### Required work
Omit all images, then return the remaining material exactly as it stands.

### Source material
>> begin

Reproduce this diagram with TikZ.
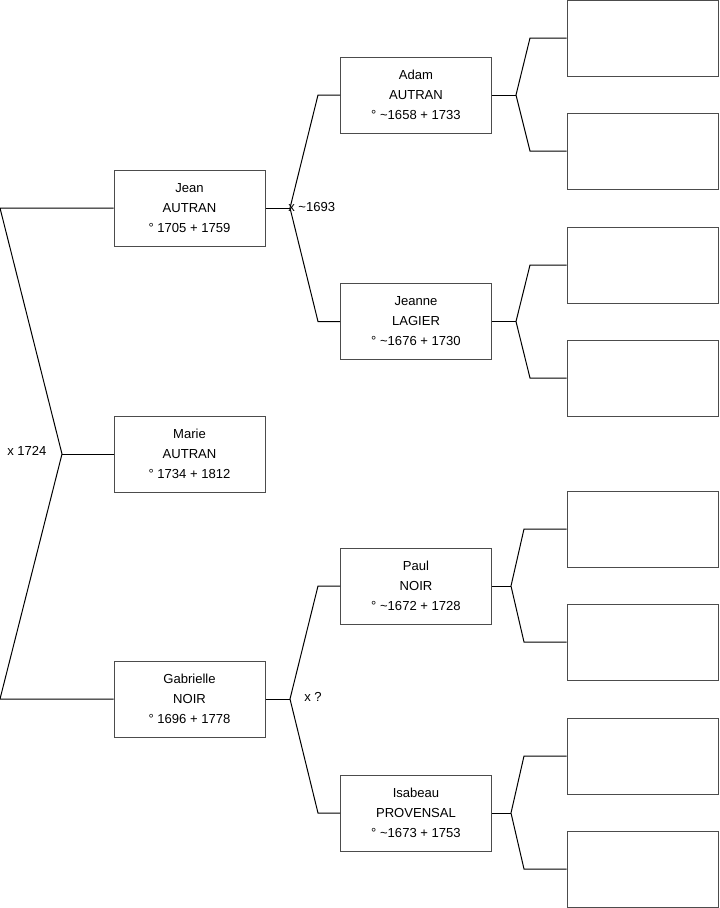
\documentclass[tikz,border=0pt]{standalone}
\usepackage{fontspec}
\setmainfont{Liberation Sans}
\begin{document}
\begin{tikzpicture}[x=0.75pt,y=-0.75pt,
  person/.style={draw=black!70,line width=0.75pt,minimum width=113.25pt,minimum height=57pt,inner sep=0pt,align=center,font=\fontsize{9.8}{15}\selectfont},
  link/.style={draw=black,line width=0.75pt},
  lbl/.style={font=\fontsize{9.8}{11}\selectfont,inner sep=0pt}]
\useasboundingbox (0,0) rectangle (719,908);
% generation 1
\node[person] (jean) at (189.5,208) {Jean\\AUTRAN\\° 1705 + 1759};
\node[person] (marie) at (189.5,454) {Marie\\AUTRAN\\° 1734 + 1812};
\node[person] (gab) at (189.5,699) {Gabrielle\\NOIR\\° 1696 + 1778};
% generation 2
\node[person] (adam) at (416,95) {Adam\\AUTRAN\\° \textasciitilde1658 + 1733};
\node[person] (jeanne) at (416,321.5) {Jeanne\\LAGIER\\° \textasciitilde1676 + 1730};
\node[person] (paul) at (416,586) {Paul\\NOIR\\° \textasciitilde1672 + 1728};
\node[person] (isa) at (416,813) {Isabeau\\PROVENSAL\\° \textasciitilde1673 + 1753};
% generation 3
\node[person] (r1) at (642.5,38) {};
\node[person] (r2) at (642.5,151) {};
\node[person] (r3) at (642.5,265) {};
\node[person] (r4) at (642.5,378) {};
\node[person] (r5) at (642.5,529) {};
\node[person] (r6) at (642.5,642) {};
\node[person] (r7) at (642.5,756) {};
\node[person] (r8) at (642.5,869) {};
% coordinates
\coordinate (m0) at (62,454);
\coordinate (mt) at (0,208);
\coordinate (mb) at (0,699);
\coordinate (j0) at (290,208);
\coordinate (jt) at (318,95);
\coordinate (jb) at (318,321.5);
\coordinate (g0) at (290,699);
\coordinate (gt) at (318,586);
\coordinate (gb) at (318,813);
\coordinate (a0) at (516,95);
\coordinate (at) at (530,38);
\coordinate (ab) at (530,151);
\coordinate (e0) at (516,321.5);
\coordinate (et) at (530,265);
\coordinate (eb) at (530,378);
\coordinate (p0) at (511,586);
\coordinate (pt) at (524,529);
\coordinate (pb) at (524,642);
\coordinate (i0) at (511,813);
\coordinate (it) at (524,756);
\coordinate (ib) at (524,869);
% links
\draw[link] (marie.west) -- (m0);
\draw[link] (jean.west) -- (mt) -- (m0) -- (mb) -- (gab.west);
\draw[link] (jean.east) -- (j0);
\draw[link] (adam.west) -- (jt) -- (j0) -- (jb) -- (jeanne.west);
\draw[link] (gab.east) -- (g0);
\draw[link] (paul.west) -- (gt) -- (g0) -- (gb) -- (isa.west);
\draw[link] (adam.east) -- (a0);
\draw[link] (r1.west) -- (at) -- (a0) -- (ab) -- (r2.west);
\draw[link] (jeanne.east) -- (e0);
\draw[link] (r3.west) -- (et) -- (e0) -- (eb) -- (r4.west);
\draw[link] (paul.east) -- (p0);
\draw[link] (r5.west) -- (pt) -- (p0) -- (pb) -- (r6.west);
\draw[link] (isa.east) -- (i0);
\draw[link] (r7.west) -- (it) -- (i0) -- (ib) -- (r8.west);
% labels
\node[lbl,anchor=west] (l1) at (7,451) {x 1724};
\node[lbl,anchor=west] (l2) at (288,207) {x \textasciitilde1693};
\node[lbl,anchor=west] (l3) at (304,697) {x ?};
\end{tikzpicture}
\end{document}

>> end

### Exercise answer
Reproduce this diagram with TikZ.
\documentclass[tikz,border=0pt]{standalone}
\usepackage{fontspec}
\setmainfont{Liberation Sans}
\begin{document}
\begin{tikzpicture}[x=0.75pt,y=-0.75pt,
  person/.style={draw=black!70,line width=0.75pt,minimum width=113.25pt,minimum height=57pt,inner sep=0pt,align=center,font=\fontsize{9.8}{15}\selectfont},
  link/.style={draw=black,line width=0.75pt},
  lbl/.style={font=\fontsize{9.8}{11}\selectfont,inner sep=0pt}]
\useasboundingbox (0,0) rectangle (719,908);
% generation 1
\node[person] (jean) at (189.5,208) {Jean\\AUTRAN\\° 1705 + 1759};
\node[person] (marie) at (189.5,454) {Marie\\AUTRAN\\° 1734 + 1812};
\node[person] (gab) at (189.5,699) {Gabrielle\\NOIR\\° 1696 + 1778};
% generation 2
\node[person] (adam) at (416,95) {Adam\\AUTRAN\\° \textasciitilde1658 + 1733};
\node[person] (jeanne) at (416,321.5) {Jeanne\\LAGIER\\° \textasciitilde1676 + 1730};
\node[person] (paul) at (416,586) {Paul\\NOIR\\° \textasciitilde1672 + 1728};
\node[person] (isa) at (416,813) {Isabeau\\PROVENSAL\\° \textasciitilde1673 + 1753};
% generation 3
\node[person] (r1) at (642.5,38) {};
\node[person] (r2) at (642.5,151) {};
\node[person] (r3) at (642.5,265) {};
\node[person] (r4) at (642.5,378) {};
\node[person] (r5) at (642.5,529) {};
\node[person] (r6) at (642.5,642) {};
\node[person] (r7) at (642.5,756) {};
\node[person] (r8) at (642.5,869) {};
% coordinates
\coordinate (m0) at (62,454);
\coordinate (mt) at (0,208);
\coordinate (mb) at (0,699);
\coordinate (j0) at (290,208);
\coordinate (jt) at (318,95);
\coordinate (jb) at (318,321.5);
\coordinate (g0) at (290,699);
\coordinate (gt) at (318,586);
\coordinate (gb) at (318,813);
\coordinate (a0) at (516,95);
\coordinate (at) at (530,38);
\coordinate (ab) at (530,151);
\coordinate (e0) at (516,321.5);
\coordinate (et) at (530,265);
\coordinate (eb) at (530,378);
\coordinate (p0) at (511,586);
\coordinate (pt) at (524,529);
\coordinate (pb) at (524,642);
\coordinate (i0) at (511,813);
\coordinate (it) at (524,756);
\coordinate (ib) at (524,869);
% links
\draw[link] (marie.west) -- (m0);
\draw[link] (jean.west) -- (mt) -- (m0) -- (mb) -- (gab.west);
\draw[link] (jean.east) -- (j0);
\draw[link] (adam.west) -- (jt) -- (j0) -- (jb) -- (jeanne.west);
\draw[link] (gab.east) -- (g0);
\draw[link] (paul.west) -- (gt) -- (g0) -- (gb) -- (isa.west);
\draw[link] (adam.east) -- (a0);
\draw[link] (r1.west) -- (at) -- (a0) -- (ab) -- (r2.west);
\draw[link] (jeanne.east) -- (e0);
\draw[link] (r3.west) -- (et) -- (e0) -- (eb) -- (r4.west);
\draw[link] (paul.east) -- (p0);
\draw[link] (r5.west) -- (pt) -- (p0) -- (pb) -- (r6.west);
\draw[link] (isa.east) -- (i0);
\draw[link] (r7.west) -- (it) -- (i0) -- (ib) -- (r8.west);
% labels
\node[lbl,anchor=west] (l1) at (7,451) {x 1724};
\node[lbl,anchor=west] (l2) at (288,207) {x \textasciitilde1693};
\node[lbl,anchor=west] (l3) at (304,697) {x ?};
\end{tikzpicture}
\end{document}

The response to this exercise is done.